The tight budget has caused a slowdown in school construction in Arizona, Arnold said.

"We have a moratorium on school construction right now," he said. "The Legislature gave us the authority to finance projects that were under construction, but no new construction was authorized. The last high school we started was in February."

All the projects financed with the proceeds are expected to be completed by Sept. 1.

Under the state's school financing plan, the ASFB provides districts with money to build a basic school. If a local school district wants amenities such as a gymnasium or landscaping, it must ask voters to approve a tax override or authorize the sale of bonds.

The board's sale was originally sized at $593 million, but a school district that was to receive $12 million to upgrade its cooling system instead opted for a bond issue to pay for the equipment, Arnold said.

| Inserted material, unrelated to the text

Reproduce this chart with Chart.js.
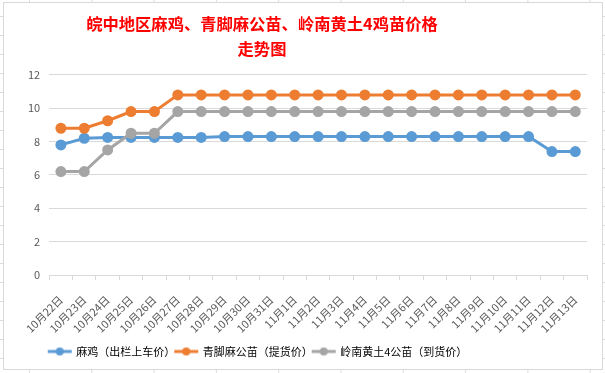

The board provides funding on a square-foot basis, he said, which has been raised recently but is still at a bare-bones level.

"We raised the funding due to the rapid increase in construction costs since we began this program," the board's executive director said. "Construction inflation was at the 13%-a-year level in 2004, but then it dropped to 7% in 2006. It's about 4% to 5% now, which is better than the peak but still significant."

The slowdown in Arizona's economy is not only lowering the construction inflation rate, Arnold said, but is also reducing the influx of new students.

"Student growth has slowed from an average of 20,000 new students a year to an overall state increase of about 10,000 this school year," he said. "Some of the faster-growing districts are still under tremendous pressure to build enough facilities and we have a moratorium on financing new schools."

In addition to $479 million of outstanding certificates of participation, the ASFB also has $573 million of outstanding sales tax bonds and $200 million of outstanding revenue bonds backed by State School Land Trust and State School Permanent Fund expendable revenues.